After the interval, FANAA turns into a completely different film. It turns out that Rehan is actually a terrorist on the run from the police. He abandons Zooni and their unborn child only to resurface years later, by which time the movie has turned into a cross between SOMERSBY and a snow-bound thriller. It's all deeply unedifying and a waste of everyone's time. It's also totally unsurprising that the woman who penned this implausible drivel was also behind the tedious weepy, KABHI ALVIDA NA KEHNA.

If I have to look for a plus side, I guess I could make the dull point that all Bollywood films tends to look fabulous these days. After years of shite production values, the cinematography and special effects are of Hollywood standards. Shame about the content. Director Kunal Kohli is nothing without a good script: his previous hit HUM TUM must have been down to good chemistry between the leads.

FANAA was released in May 2006 and is available on DVD.

Saturday, March 31, 2007

THE NAMESAKE - lyrical immigrant story

THE NAMESAKE is a beautifully produced, deeply affecting immigrant story, based on the novel by Jhumpa Lahiri. The team behind SALAAM BOMBAY and MISSISSIPI MASALA (director Mira Nair and writer Sooni Taraporevala)and cinematographer Frederick Elmes deliver a sensitive adaptation that will, I hope, resonate beyond the ex-pat communities in America and Europe.

The two-hour drama centres on a charismatic but self-contained Bengali academic called Ashoke. An avid fan of author, Nikolai Gogol, he undergoes a traditional arranged marriage and takes his young bride to America. They have two children, move to the suburbs and have a loving, happy life. This all sounds rather banal, but thanks to absolutely stunning performances by Irrfan Khan and Tabu,
this relationship is captivating. It is rare to find two such memorable characters - and such an enchanting portrait of a quietly happy marriage - on screen.

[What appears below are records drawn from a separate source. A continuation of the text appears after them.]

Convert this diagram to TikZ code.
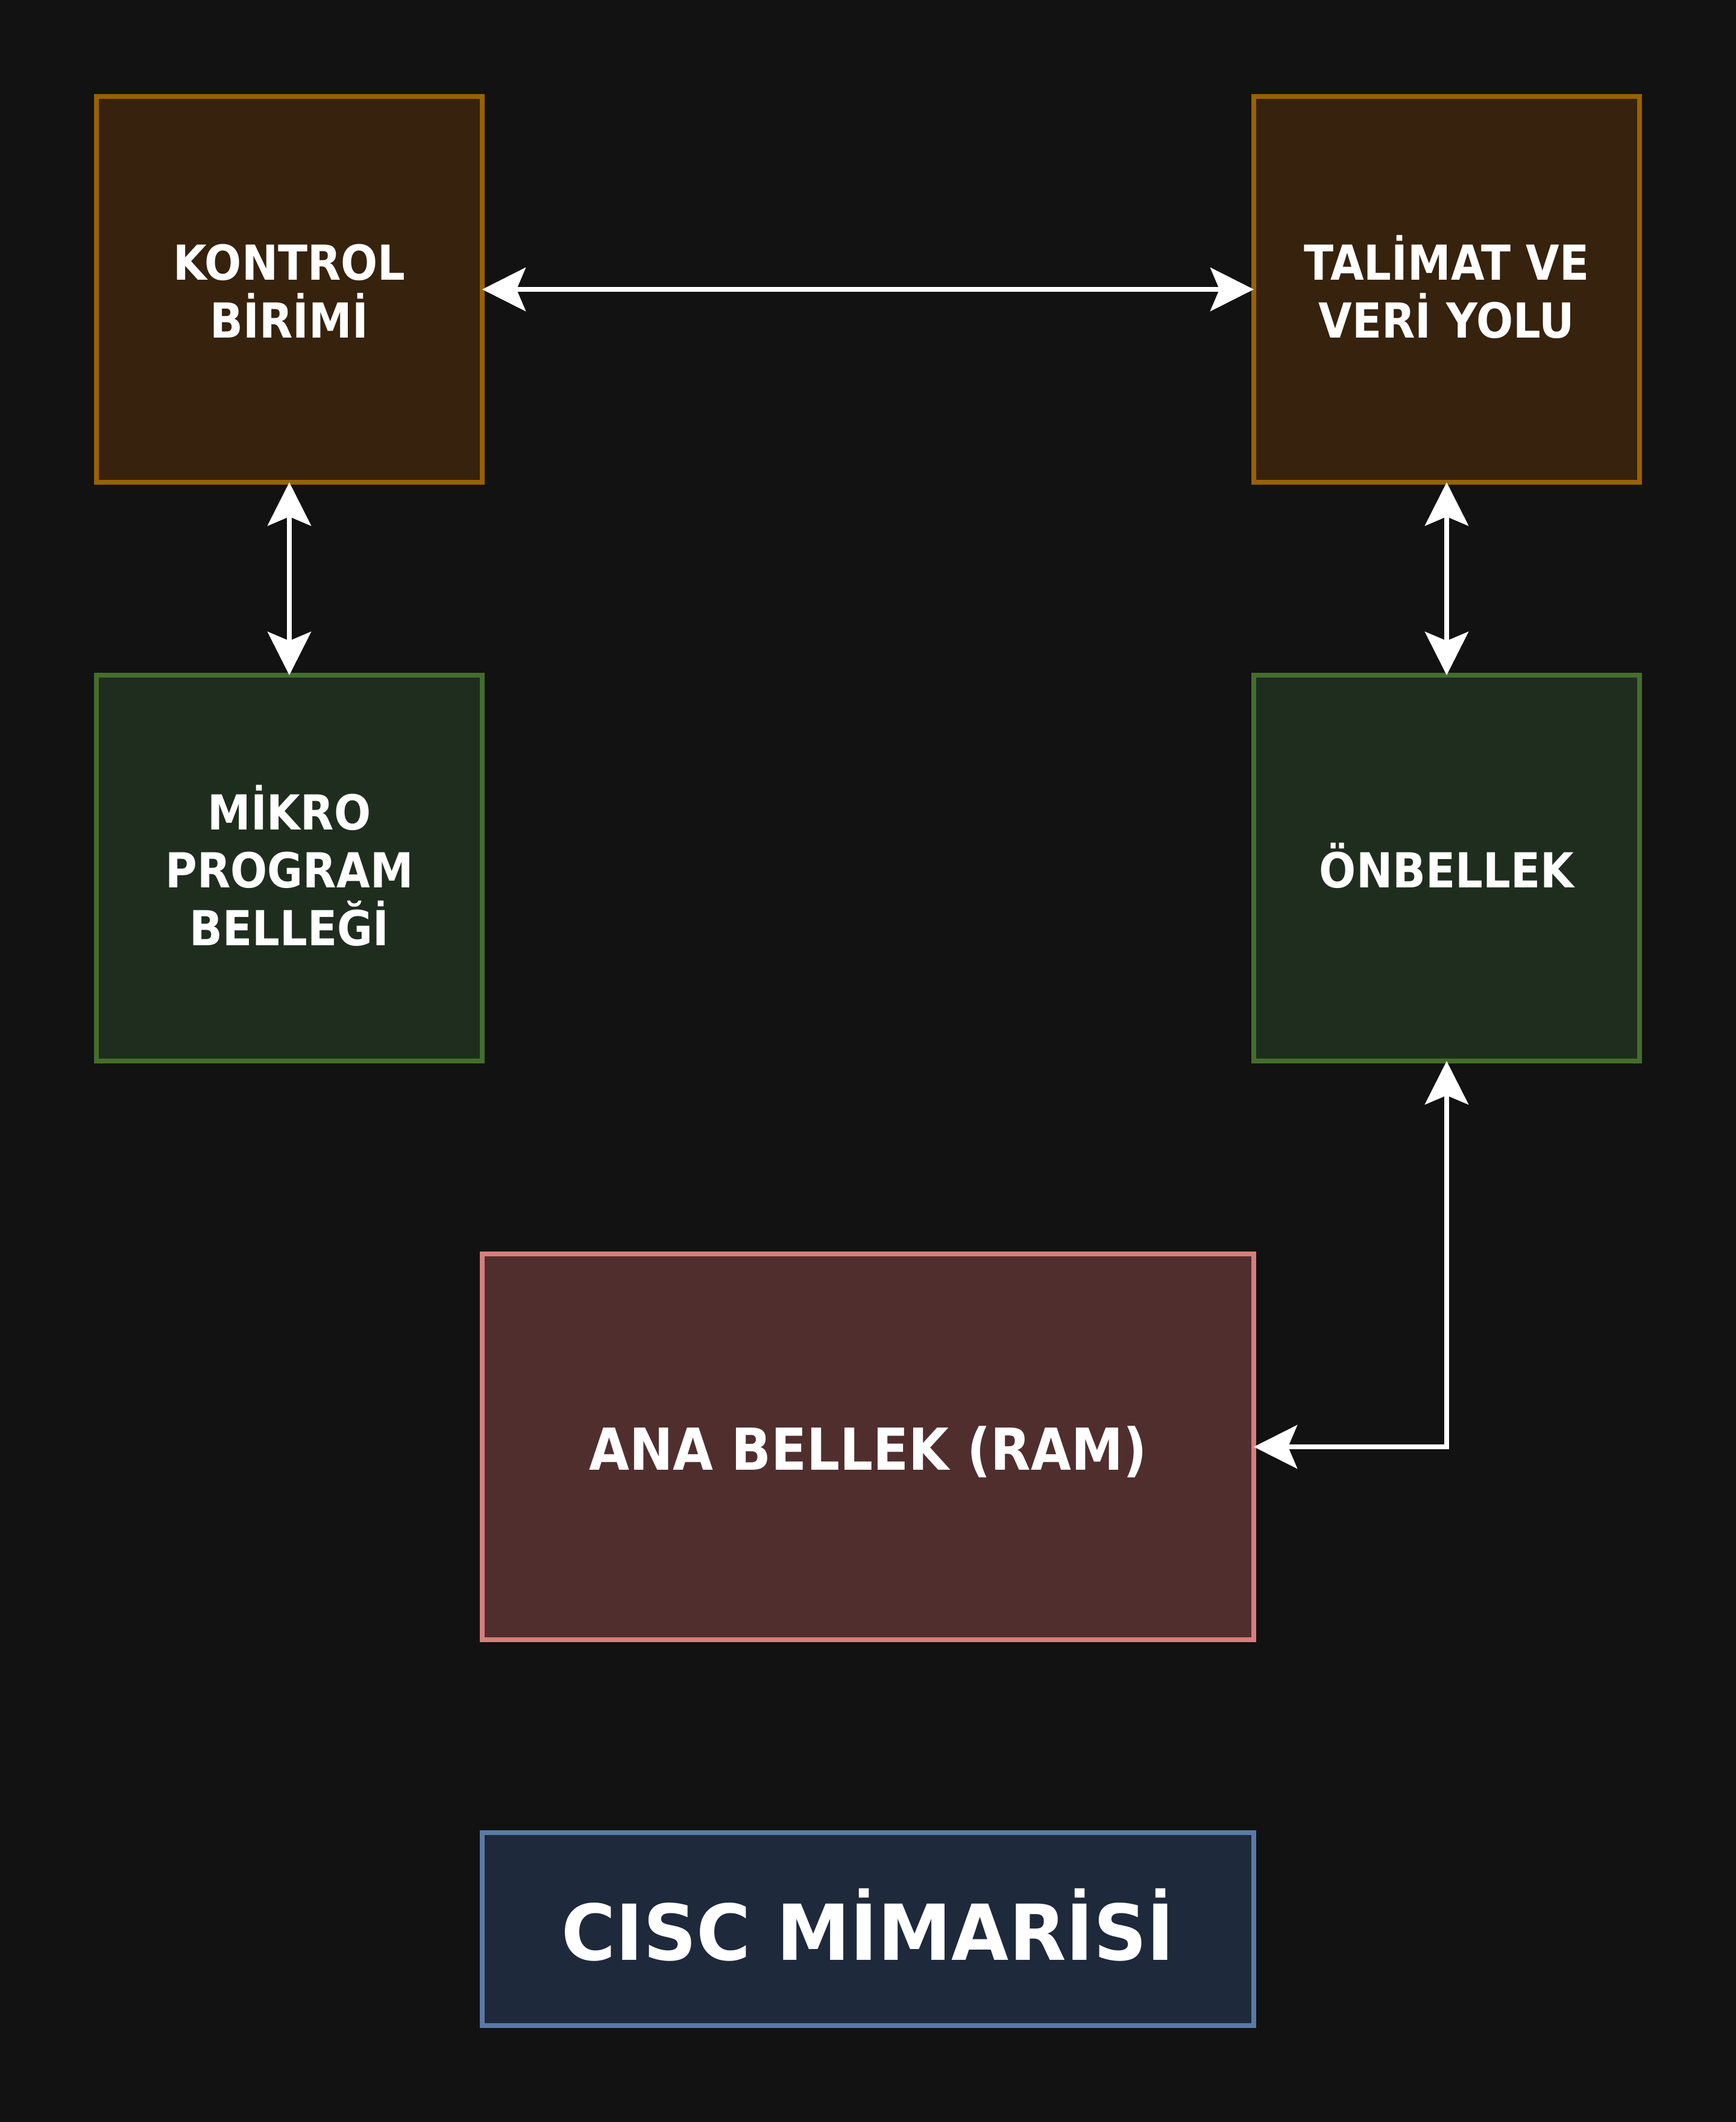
\documentclass[tikz,border=0pt]{standalone}
\usepackage{fontspec}
\setmainfont{DejaVu Sans}[FakeStretch=0.9]
\newfontfamily\ciscfont{DejaVu Sans}[FakeStretch=0.96]
\usetikzlibrary{arrows.meta}
\definecolor{bg}{HTML}{121212}
\definecolor{brownfill}{HTML}{36220D}
\definecolor{brownline}{HTML}{996100}
\definecolor{greenfill}{HTML}{1F2D1E}
\definecolor{greenline}{HTML}{446E2C}
\definecolor{redfill}{HTML}{512E2E}
\definecolor{redline}{HTML}{D67E7C}
\definecolor{bluefill}{HTML}{1E293B}
\definecolor{blueline}{HTML}{5A7AA6}
\newcommand\lnstrut{\rule[-0.2em]{0pt}{1.2em}}
\begin{document}
\begin{tikzpicture}[x=0.1pt,y=-0.1pt,
  box/.style={rectangle, line width=0.8pt, minimum width=64pt, minimum height=64pt,
    inner sep=0pt, outer sep=0pt, text=white, align=center,
    font=\fontsize{8pt}{9.6pt}\selectfont\bfseries},
  brownbox/.style={box, draw=brownline, fill=brownfill},
  greenbox/.style={box, draw=greenline, fill=greenfill},
  rambox/.style={box, draw=redline, fill=redfill, minimum width=128pt,
    font=\fontsize{9.6pt}{11.52pt}\selectfont\bfseries},
  titlebox/.style={box, draw=blueline, fill=bluefill, minimum width=128pt, minimum height=32pt,
    font=\fontsize{12.8pt}{15.36pt}\selectfont\ciscfont\bfseries},
  tip/.tip={Stealth[length=7.2pt,width=7.2pt,inset=1.5pt]},
  link/.style={draw=white, line width=0.8pt, tip-tip}
]
\fill[bg] (0,0) rectangle (2880,3520);
\useasboundingbox (0,0) rectangle (2880,3520);

\node[brownbox] (kontrol) at (480,480) {\lnstrut KONTROL\\\lnstrut BİRİMİ};
\node[brownbox] (talimat) at (2400,480) {\lnstrut TALİMAT VE\\\lnstrut VERİ YOLU};
\node[greenbox] (mikro) at (480,1440) {\lnstrut MİKRO\\\lnstrut PROGRAM\\\lnstrut BELLEĞİ};
\node[greenbox] (onbellek) at (2400,1440) {\lnstrut ÖNBELLEK};
\node[rambox] (ram) at (1440,2400) {\lnstrut ANA BELLEK (RAM)};
\node[titlebox] (cisc) at (1440,3200) {\lnstrut CISC MİMARİSİ};

\draw[link] (kontrol.east) -- (talimat.west);
\draw[link] (kontrol.south) -- (mikro.north);
\draw[link] (talimat.south) -- (onbellek.north);
\draw[link] (onbellek.south) |- (ram.east);
\end{tikzpicture}
\end{document}
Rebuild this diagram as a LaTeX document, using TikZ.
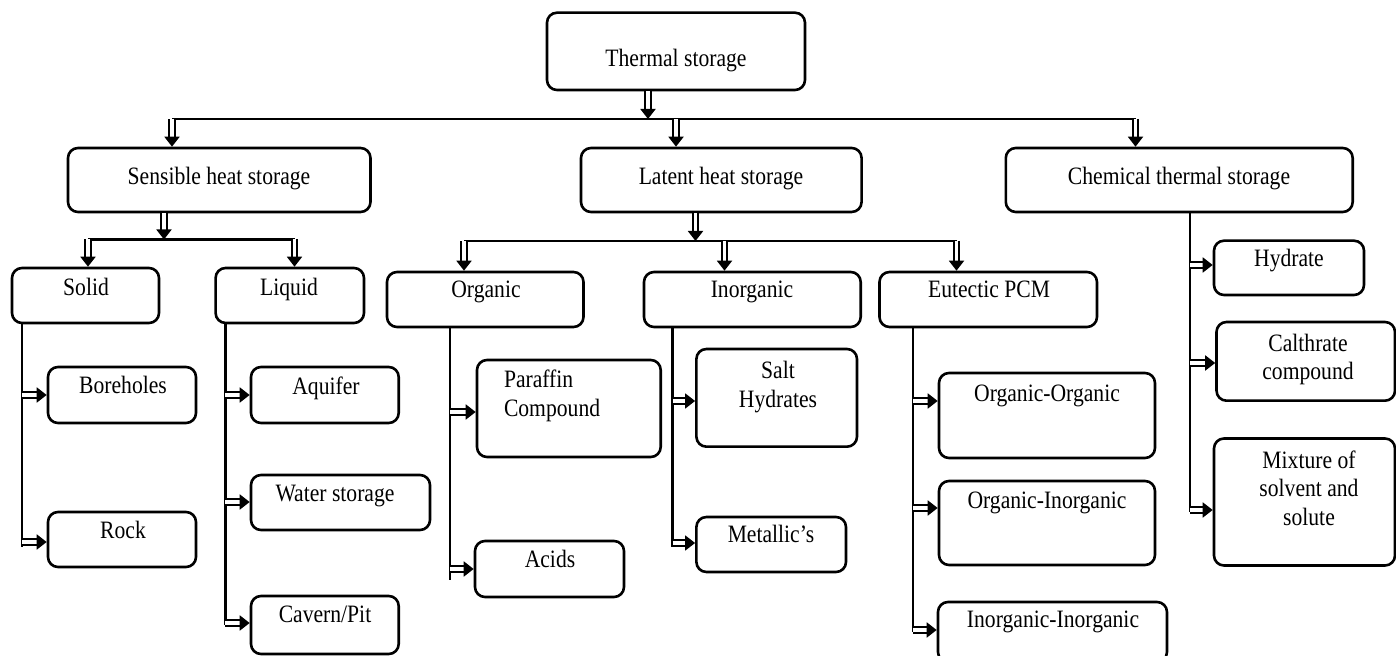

The real drama of the story centres on Ashoke and Ashima's son, formally named Nikhil (a name he can conveniently shorten to Nick in later life), but lovingly known as Gogol. Gogol grows up as an all-american kid and much of the second half of the movie centres on how he comes to terms with both aspects of his life. I found this a far less successul plot strand - although still by far more interesting than most movies. The reason is that Gogol is played by Kal Penn who, while a highly gifted comic actor, simply does not have the chops for such challenging dramatic material*. Another problem is that Gogol's love interests - a Bengali played by Zulheika Robinson and a preppie played by Jacinda Barrett - are thinly drawn: arguably casualties of compressing the novel into a two-hour run-time.

Despite these flaws, THE NAMESAKE remains a fascinating, finely-observed, moving story. Highly recommended.

THE NAMESAKE played Toronto and London 2006 and is on release in the USA, India, France, Italy and the UK. It opens in Australia and Singapore on April 5th and in Belgium, Mexico, the Netherland and Spain in May. It opens on June 14th in Germany. *Although it is ironic to note that Kal Penn has also shortened his Indian name to make it more Hollywood-friendly.